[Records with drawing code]

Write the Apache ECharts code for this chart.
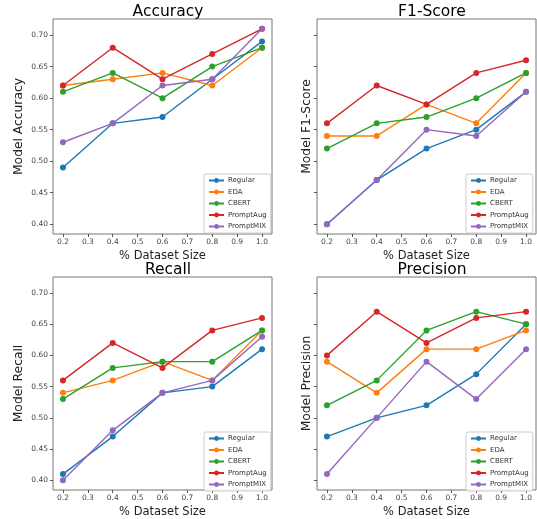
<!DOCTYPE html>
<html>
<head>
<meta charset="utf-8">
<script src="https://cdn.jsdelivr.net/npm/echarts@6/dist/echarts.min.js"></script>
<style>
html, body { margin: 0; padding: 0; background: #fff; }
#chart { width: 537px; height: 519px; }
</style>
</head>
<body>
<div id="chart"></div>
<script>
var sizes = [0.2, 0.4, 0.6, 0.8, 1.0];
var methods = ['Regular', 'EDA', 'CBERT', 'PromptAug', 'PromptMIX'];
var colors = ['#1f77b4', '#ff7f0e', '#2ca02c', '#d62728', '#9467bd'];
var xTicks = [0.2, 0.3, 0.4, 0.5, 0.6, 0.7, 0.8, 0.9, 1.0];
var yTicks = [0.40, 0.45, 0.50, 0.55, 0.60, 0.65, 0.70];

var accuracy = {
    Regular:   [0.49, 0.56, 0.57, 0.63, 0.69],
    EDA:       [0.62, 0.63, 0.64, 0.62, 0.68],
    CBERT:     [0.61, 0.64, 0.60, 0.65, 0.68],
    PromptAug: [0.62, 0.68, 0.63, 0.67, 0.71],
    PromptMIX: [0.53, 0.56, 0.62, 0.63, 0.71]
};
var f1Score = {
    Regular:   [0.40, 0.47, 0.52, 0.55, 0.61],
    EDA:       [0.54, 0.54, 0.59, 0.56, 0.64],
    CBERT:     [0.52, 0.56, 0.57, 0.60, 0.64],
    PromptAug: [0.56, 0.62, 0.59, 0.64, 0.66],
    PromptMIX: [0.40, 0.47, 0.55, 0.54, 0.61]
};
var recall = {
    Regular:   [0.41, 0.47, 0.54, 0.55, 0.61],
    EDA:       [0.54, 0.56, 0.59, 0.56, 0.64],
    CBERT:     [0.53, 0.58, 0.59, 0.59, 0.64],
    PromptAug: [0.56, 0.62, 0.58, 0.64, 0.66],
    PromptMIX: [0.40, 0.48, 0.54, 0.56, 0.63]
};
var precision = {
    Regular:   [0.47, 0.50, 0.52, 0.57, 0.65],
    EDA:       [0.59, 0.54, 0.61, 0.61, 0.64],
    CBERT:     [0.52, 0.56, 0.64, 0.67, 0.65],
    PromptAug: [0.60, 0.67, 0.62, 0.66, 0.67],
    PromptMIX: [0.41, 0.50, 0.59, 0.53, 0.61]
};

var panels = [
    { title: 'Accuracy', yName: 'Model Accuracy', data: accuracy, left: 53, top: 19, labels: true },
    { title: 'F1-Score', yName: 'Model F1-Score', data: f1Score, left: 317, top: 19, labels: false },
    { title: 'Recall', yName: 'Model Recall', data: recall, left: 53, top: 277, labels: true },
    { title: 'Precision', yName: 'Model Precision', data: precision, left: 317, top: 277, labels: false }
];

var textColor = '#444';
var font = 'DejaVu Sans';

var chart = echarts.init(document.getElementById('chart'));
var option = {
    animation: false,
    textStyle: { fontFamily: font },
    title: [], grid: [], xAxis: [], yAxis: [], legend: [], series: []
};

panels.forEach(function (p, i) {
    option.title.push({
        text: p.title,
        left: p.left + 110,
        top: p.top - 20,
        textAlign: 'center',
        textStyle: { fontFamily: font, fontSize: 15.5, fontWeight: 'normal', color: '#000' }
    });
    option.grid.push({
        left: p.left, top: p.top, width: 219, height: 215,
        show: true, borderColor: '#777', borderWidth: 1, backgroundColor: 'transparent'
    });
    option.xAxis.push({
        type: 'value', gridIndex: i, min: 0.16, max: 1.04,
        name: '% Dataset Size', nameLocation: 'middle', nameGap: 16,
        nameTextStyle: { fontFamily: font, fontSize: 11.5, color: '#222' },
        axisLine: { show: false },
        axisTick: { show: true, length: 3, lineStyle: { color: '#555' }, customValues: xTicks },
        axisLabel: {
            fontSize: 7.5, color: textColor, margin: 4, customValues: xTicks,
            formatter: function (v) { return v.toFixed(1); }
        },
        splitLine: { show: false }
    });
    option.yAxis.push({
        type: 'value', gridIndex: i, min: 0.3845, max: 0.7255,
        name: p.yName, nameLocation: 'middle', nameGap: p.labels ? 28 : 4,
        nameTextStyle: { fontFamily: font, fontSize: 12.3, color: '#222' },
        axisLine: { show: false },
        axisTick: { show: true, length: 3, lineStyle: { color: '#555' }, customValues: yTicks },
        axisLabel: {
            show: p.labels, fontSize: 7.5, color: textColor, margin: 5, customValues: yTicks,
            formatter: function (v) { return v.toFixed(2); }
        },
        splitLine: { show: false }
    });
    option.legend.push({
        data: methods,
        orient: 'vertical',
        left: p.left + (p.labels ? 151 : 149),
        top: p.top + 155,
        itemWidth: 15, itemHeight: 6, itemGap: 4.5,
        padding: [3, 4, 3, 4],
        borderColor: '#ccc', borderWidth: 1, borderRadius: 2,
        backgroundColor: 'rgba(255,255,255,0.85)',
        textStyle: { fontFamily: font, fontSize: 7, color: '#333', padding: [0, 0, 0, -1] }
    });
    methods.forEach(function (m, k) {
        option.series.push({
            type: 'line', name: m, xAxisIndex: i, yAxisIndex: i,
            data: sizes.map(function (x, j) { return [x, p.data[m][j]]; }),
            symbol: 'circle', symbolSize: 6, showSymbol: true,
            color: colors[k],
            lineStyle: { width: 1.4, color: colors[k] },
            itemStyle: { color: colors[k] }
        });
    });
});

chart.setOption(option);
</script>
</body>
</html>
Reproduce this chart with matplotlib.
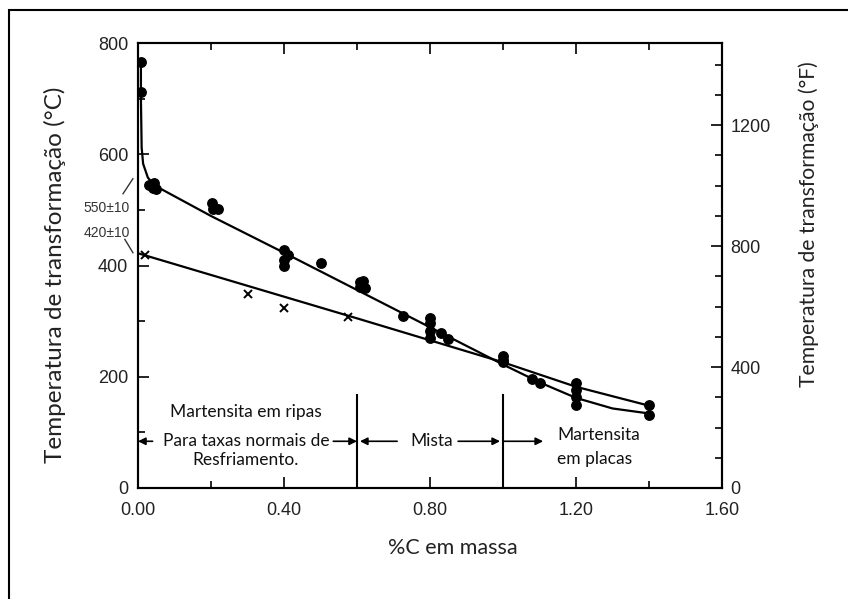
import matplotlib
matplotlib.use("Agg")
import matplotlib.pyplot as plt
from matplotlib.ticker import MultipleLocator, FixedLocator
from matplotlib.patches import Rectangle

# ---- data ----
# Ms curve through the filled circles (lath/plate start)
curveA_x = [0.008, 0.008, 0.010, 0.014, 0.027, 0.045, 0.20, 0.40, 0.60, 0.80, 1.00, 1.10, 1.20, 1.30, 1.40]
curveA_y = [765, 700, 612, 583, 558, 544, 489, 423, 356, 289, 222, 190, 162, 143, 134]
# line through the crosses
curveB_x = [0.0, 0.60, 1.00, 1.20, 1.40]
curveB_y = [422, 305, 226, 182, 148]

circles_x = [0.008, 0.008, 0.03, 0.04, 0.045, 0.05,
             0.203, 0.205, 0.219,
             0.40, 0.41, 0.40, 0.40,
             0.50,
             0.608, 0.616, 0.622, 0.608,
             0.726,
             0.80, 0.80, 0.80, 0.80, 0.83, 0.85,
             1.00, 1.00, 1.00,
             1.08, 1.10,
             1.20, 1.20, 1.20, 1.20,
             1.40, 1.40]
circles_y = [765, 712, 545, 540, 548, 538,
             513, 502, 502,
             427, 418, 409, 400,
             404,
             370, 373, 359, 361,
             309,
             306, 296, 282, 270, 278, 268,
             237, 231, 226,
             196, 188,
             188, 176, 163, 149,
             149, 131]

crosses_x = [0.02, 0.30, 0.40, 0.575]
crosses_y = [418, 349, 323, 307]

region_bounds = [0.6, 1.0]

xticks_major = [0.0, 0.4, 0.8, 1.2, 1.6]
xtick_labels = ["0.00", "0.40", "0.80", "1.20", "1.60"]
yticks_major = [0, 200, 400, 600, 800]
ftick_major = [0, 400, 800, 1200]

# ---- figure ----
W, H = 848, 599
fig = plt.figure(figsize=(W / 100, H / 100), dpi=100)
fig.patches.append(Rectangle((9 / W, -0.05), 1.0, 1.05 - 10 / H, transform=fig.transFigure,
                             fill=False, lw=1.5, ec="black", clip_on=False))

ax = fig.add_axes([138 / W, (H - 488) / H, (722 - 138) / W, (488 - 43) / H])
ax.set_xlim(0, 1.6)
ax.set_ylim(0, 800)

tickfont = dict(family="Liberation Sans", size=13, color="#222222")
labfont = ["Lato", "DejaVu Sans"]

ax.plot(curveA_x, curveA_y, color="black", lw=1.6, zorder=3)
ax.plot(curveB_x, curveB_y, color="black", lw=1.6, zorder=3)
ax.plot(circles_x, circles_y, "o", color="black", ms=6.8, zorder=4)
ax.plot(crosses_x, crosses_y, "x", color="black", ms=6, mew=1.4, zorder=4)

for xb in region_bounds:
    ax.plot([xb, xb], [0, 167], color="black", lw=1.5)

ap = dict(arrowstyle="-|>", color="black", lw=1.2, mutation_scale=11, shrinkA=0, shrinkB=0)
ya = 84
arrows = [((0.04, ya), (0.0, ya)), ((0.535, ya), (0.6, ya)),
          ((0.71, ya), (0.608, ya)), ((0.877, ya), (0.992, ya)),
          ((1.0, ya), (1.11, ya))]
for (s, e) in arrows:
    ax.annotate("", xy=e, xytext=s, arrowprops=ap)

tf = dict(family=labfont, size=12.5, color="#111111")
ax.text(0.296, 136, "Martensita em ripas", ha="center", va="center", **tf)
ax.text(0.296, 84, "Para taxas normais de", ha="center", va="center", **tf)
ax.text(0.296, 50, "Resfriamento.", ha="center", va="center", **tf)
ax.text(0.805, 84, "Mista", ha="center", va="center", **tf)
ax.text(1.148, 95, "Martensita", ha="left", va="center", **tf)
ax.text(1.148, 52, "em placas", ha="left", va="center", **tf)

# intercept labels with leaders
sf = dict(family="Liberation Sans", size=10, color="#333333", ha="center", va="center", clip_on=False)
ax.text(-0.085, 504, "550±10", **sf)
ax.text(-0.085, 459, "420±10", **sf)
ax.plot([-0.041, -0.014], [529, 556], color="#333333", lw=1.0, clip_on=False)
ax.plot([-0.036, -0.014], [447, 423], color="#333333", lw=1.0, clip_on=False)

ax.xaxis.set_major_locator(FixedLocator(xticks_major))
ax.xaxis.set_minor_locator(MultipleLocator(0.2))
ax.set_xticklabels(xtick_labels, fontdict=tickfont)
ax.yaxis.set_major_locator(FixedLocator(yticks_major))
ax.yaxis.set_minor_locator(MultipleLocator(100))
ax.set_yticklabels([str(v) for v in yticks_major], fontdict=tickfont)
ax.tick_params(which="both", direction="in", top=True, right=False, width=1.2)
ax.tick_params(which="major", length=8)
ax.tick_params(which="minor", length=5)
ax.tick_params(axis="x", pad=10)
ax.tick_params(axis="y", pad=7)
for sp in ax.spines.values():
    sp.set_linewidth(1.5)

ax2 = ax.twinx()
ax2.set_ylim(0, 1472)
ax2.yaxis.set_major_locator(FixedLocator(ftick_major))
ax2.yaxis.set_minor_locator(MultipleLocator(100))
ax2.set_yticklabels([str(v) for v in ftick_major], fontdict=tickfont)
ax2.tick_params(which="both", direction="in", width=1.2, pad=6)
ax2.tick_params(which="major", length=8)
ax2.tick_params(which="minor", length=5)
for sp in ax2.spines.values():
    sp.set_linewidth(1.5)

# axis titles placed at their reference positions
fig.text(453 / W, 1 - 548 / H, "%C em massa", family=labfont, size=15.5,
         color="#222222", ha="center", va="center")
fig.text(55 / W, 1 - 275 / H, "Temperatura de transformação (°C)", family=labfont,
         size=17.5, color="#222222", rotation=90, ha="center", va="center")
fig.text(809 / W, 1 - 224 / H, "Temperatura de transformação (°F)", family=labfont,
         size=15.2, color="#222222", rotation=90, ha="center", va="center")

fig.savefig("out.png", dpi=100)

◆ **Aim**
From the records above, quote word for word only the lines beginning at the line that has "Reproduce this chart with matplotlib." and stopping after the line that has "from matplotlib.patches import Rectangle". Omit the pictures.

◆ **Exercise output**
Reproduce this chart with matplotlib.
import matplotlib
matplotlib.use("Agg")
import matplotlib.pyplot as plt
from matplotlib.ticker import MultipleLocator, FixedLocator
from matplotlib.patches import Rectangle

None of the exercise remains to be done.